The DOJ has argued that a forced divestiture of AdX is technically possible and that it is a necessary move to inhibit Google from coming up with other ways to disadvantage publishers. 

2. Google left everyone scratching their heads over first-party data 

Multiple Google witnesses, including Craycroft and senior director of engineering Nirmal Jayaram, said the company doesn’t use first-party data from products like Search or YouTube for ad targeting on open web display. Google’s attorneys also asked a buy-side witness, Jay Friedman of Goodway Group, if he had evidence that Google uses its first-party data for ad targeting, and he also said he does not.

Instead, the company said, it relies on cookies and third-party exchange match rates for targeting. The claim aimed to prop up Google’s argument that it doesn’t use its vast stores of data to maintain an unfair advantage in the adtech space. 

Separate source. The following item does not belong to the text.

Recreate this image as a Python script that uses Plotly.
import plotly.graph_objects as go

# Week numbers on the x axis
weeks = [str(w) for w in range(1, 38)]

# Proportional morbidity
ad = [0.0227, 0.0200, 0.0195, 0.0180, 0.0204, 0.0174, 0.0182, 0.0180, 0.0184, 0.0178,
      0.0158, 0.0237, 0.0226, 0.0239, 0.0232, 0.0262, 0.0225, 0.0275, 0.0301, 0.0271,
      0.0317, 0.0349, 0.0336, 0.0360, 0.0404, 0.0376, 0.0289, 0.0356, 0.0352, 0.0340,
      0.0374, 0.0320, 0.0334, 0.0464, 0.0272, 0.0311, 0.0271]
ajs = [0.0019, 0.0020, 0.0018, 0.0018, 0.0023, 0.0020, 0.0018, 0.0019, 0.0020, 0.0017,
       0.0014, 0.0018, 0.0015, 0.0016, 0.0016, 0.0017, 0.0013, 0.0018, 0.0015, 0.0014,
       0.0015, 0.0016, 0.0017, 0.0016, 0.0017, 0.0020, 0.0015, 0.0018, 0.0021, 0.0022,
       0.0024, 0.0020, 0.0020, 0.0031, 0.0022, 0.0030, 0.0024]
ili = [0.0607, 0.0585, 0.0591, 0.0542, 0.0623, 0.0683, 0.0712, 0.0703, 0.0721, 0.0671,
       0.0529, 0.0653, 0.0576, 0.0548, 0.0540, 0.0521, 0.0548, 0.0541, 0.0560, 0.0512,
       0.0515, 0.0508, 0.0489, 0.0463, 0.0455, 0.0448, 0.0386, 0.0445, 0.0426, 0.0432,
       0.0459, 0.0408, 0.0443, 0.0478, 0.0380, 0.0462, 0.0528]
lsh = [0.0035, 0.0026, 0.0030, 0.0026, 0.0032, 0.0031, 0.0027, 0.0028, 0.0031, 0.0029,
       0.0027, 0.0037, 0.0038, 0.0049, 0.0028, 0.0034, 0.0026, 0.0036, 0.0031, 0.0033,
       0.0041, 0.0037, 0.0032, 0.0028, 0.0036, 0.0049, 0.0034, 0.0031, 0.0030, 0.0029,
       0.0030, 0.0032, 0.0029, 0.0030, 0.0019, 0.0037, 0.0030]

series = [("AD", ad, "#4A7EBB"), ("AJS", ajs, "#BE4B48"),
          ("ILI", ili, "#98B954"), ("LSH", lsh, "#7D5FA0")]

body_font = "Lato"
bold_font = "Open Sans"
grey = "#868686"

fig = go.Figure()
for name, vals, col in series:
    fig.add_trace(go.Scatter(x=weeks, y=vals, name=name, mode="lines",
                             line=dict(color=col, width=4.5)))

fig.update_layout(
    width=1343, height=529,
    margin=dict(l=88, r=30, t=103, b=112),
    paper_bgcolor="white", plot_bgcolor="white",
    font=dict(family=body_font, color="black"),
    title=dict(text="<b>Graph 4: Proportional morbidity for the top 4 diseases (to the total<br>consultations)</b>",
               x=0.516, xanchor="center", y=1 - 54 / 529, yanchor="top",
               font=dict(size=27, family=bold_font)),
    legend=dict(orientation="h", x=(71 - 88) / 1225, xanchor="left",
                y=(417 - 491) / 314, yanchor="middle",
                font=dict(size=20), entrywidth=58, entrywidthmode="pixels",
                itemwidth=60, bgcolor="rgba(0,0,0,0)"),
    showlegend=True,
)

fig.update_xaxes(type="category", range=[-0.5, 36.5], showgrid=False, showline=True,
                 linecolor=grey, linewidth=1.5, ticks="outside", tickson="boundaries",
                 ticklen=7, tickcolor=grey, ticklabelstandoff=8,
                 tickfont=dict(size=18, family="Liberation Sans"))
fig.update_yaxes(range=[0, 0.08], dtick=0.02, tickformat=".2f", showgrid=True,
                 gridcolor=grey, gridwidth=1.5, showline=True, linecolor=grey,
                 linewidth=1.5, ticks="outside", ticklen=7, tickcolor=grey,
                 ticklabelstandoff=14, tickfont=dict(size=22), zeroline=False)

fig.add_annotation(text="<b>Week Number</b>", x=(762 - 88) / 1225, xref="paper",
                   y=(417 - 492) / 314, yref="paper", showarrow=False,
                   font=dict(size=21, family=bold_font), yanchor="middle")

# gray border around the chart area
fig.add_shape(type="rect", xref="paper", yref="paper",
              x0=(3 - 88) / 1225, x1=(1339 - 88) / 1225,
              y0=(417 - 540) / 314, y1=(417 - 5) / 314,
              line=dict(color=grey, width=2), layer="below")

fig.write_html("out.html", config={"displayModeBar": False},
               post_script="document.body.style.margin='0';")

The assertion, however, baffled some industry experts, who’ve suggested that the argument appears to be contradictory or simply a semantic twist, given how heavily Google markets its first-party data and targeting capabilities to advertisers. The skepticism centers on how Google defines “using first-party data” and how it defines “open web”—whether media transacted on AdX and then DFP is considered “open web,” for example, was unclear to some.  

There are “two plausible, non-mutually-exclusive possibilities: One, Google has been overselling the benefits of its robust first-party data trove to advertisers, and two, Google is playing gold-medal-level semantics to be able to deny its use of first-party data to the court with a straight face,” Arielle Garcia, chief operating officer at adtech watchdog Check My Ads, told ADWEEK. “It could be that Google is drawing disingenuous distinctions, for example, around the definition of first-party data or between ‘targeting’ and ‘personalization.’”

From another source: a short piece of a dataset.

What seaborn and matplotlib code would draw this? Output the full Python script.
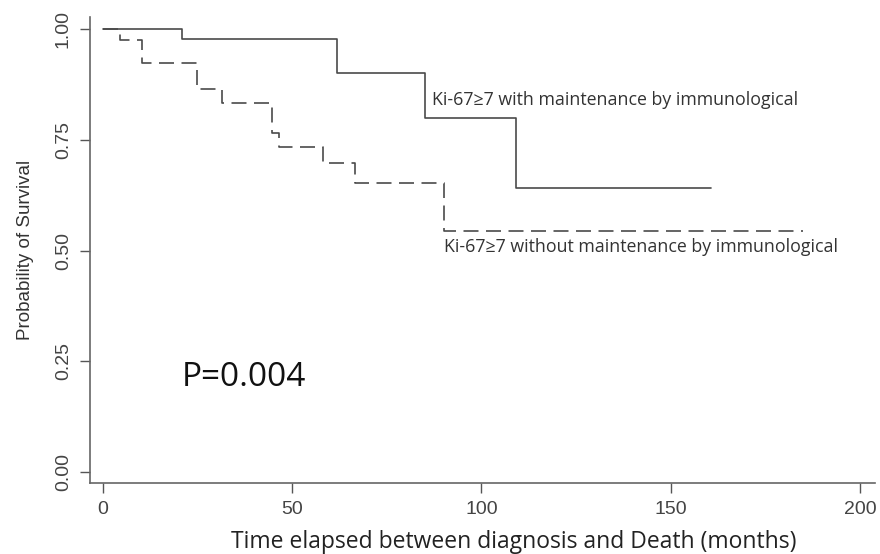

Goodway Group’s Friedman, who served as a DOJ witness in the case, told ADWEEK: “The more extraordinary the claim, the more extraordinary the evidence required is. It falls on Google to prove [this claim], given the vast evidence of other improper actions and behavior that were shown throughout this and other trials.”

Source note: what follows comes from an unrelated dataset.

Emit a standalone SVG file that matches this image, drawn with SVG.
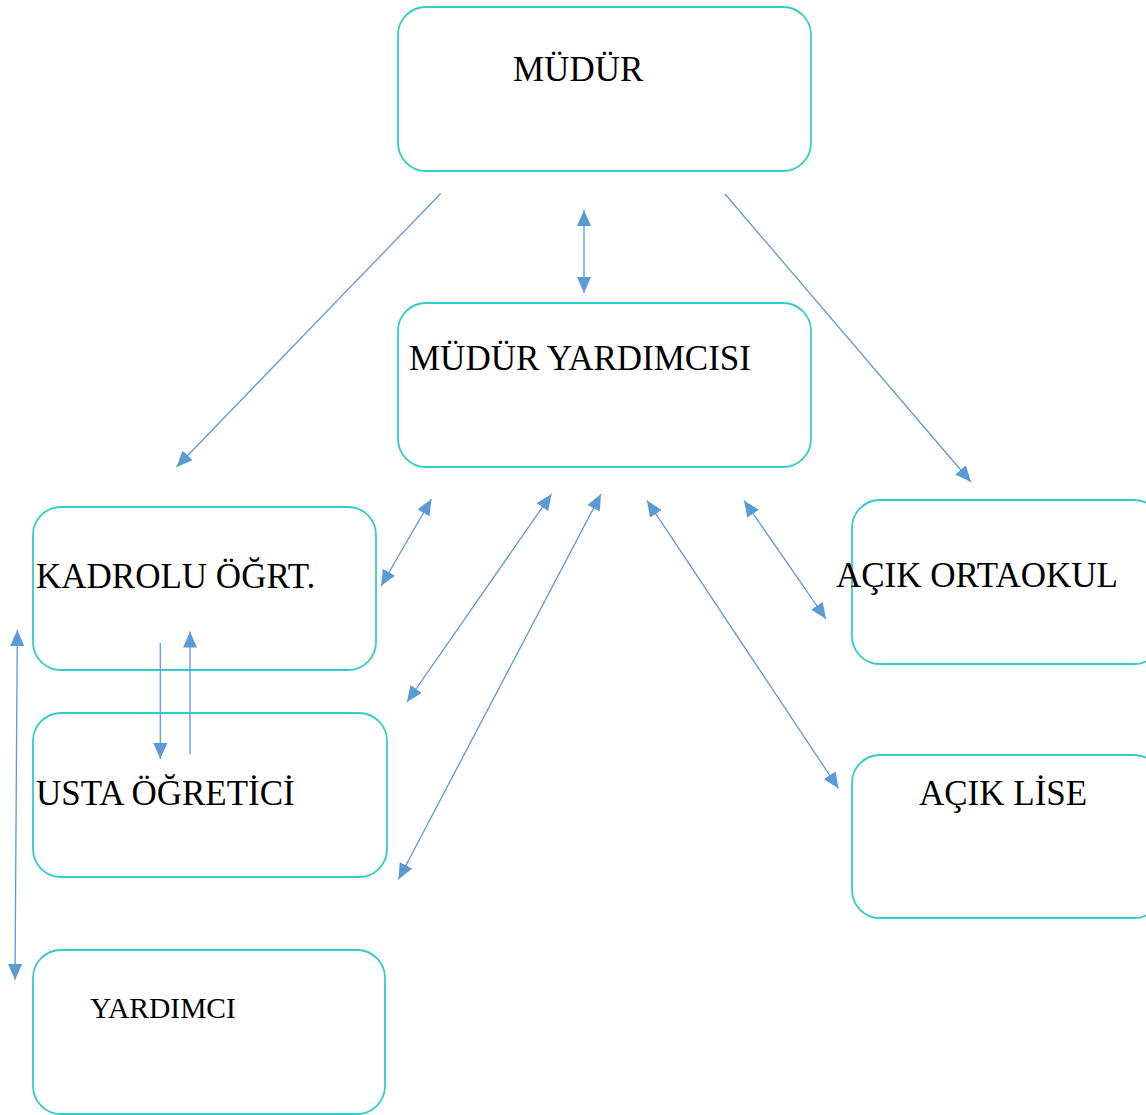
<svg xmlns="http://www.w3.org/2000/svg" width="1146" height="1115" viewBox="0 0 1146 1115">
<style>
.box{fill:#ffffff;stroke:#33cccc;stroke-width:1.8}
.lbl{font-family:"Liberation Serif","Times New Roman",serif;font-size:35px;fill:#000000}
.sm{font-size:29.5px}
.con{stroke:#5b9bd5;stroke-width:1.3;fill:none}
.one{marker-end:url(#ah)}
.two{marker-start:url(#ah);marker-end:url(#ah)}
</style>
<defs>
<marker id="ah" viewBox="0 0 16 14" refX="16" refY="7" markerWidth="16" markerHeight="14" markerUnits="userSpaceOnUse" orient="auto-start-reverse">
<path d="M0,0 L16,7 L0,14 z" fill="#5b9bd5"/>
</marker>
</defs>
<rect width="1146" height="1115" fill="#ffffff"/>
<g id="mudur"><rect class="box" x="398" y="7" width="413" height="164" rx="28"/><text class="lbl" x="513" y="81">MÜDÜR</text></g>
<g id="mudur-yardimcisi"><rect class="box" x="398" y="303" width="413" height="164" rx="28"/><text class="lbl" x="409" y="370">MÜDÜR YARDIMCISI</text></g>
<g id="kadrolu"><rect class="box" x="33" y="507" width="343" height="163" rx="28"/><text class="lbl" x="36" y="588">KADROLU ÖĞRT.</text></g>
<g id="usta"><rect class="box" x="33" y="713" width="354" height="164" rx="28"/><text class="lbl" x="36" y="805">USTA ÖĞRETİCİ</text></g>
<g id="yardimci"><rect class="box" x="33" y="950" width="352" height="164" rx="28"/><text class="lbl sm" x="90" y="1018">YARDIMCI</text></g>
<g id="acik-ortaokul"><rect class="box" x="852" y="500" width="310" height="164" rx="28"/><text class="lbl" x="836" y="587">AÇIK ORTAOKUL</text></g>
<g id="acik-lise"><rect class="box" x="852" y="755" width="310" height="163" rx="28"/><text class="lbl" x="919" y="805">AÇIK LİSE</text></g>
<g id="connectors">
<line class="con one" x1="440.7" y1="193.5" x2="176.5" y2="467"/>
<line class="con one" x1="725" y1="194" x2="971" y2="482"/>
<line class="con two" x1="584" y1="210" x2="584" y2="293"/>
<line class="con two" x1="431.5" y1="499" x2="381" y2="586"/>
<line class="con two" x1="551.5" y1="494" x2="407" y2="702"/>
<line class="con two" x1="601" y1="494" x2="398.5" y2="879.5"/>
<line class="con two" x1="647" y1="500.5" x2="838.5" y2="788.5"/>
<line class="con two" x1="744" y1="500.5" x2="826" y2="619"/>
<line class="con one" x1="160.3" y1="643" x2="160.3" y2="759"/>
<line class="con one" x1="190" y1="754" x2="190" y2="631.5"/>
<line class="con two" x1="17.3" y1="630" x2="15" y2="980"/>
</g>
</svg>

3. Oracle, Adobe, and The Trade Desk were named as potential AdX buyers

An assessment by investment bank Lazard identified a handful of possible AdX buyers, according to testimony last week.

Lazard was tapped by the tech giant in 2020 to help map a potential sale of AdX. The bank named a handful of organizations that might be interested in acquiring the platform, including Oracle, Adobe, Salesforce, SAP, and The Trade Desk. It also suggested that some private equity firms might be open to the deal. 

Top execs at Google acknowledged that the tech giant had considered selling or possibly shuttering AdX for a number of years.

4. Google tried and failed to block a key DOJ witness from testifying

On Oct. 2, the night before Stephanie Layser, a former News Corp exec and programmatic expert who was in the header bidding vanguard of the 2010s, was set to take the stand, Google filed a motion to block her from testifying. 

The company argued in court filings that Layser wasn’t technically savvy enough, writing that she “has no personal knowledge of the technical feasibility of any of the proposed remedies in this case, as she has never examined Google’s source code and has no knowledge of Google’s technical infrastructure.” 

Google also objected because they expected Layser’s testimony to go beyond the legal scope of a rebuttal, which must be limited to responding to issues that have already been raised. 

Judge Brinkema threw out the motion and allowed Layser to testify. On the stand, Layser argued that AdX needed to be divested.

In an early testimony in the case last year, Layser said she felt that Google’s adtech business was “holding [her] hostage.”

5. The judge asked Google and DOJ to settle out of court

As the process came to a close on Monday, Judge Brinkema suggested to both parties they might consider a settlement. “My favorite phrase is ‘Let’s settle this case,’” she said, according to a report from The Verge. “This is the kind of case that ought to settle.”

If a settlement is reached, a court-ordered monitor might still be assigned to make sure Google adheres to agreed-upon behavioral changes. 

In the case that the two parties don’t settle, closing arguments will take place in November.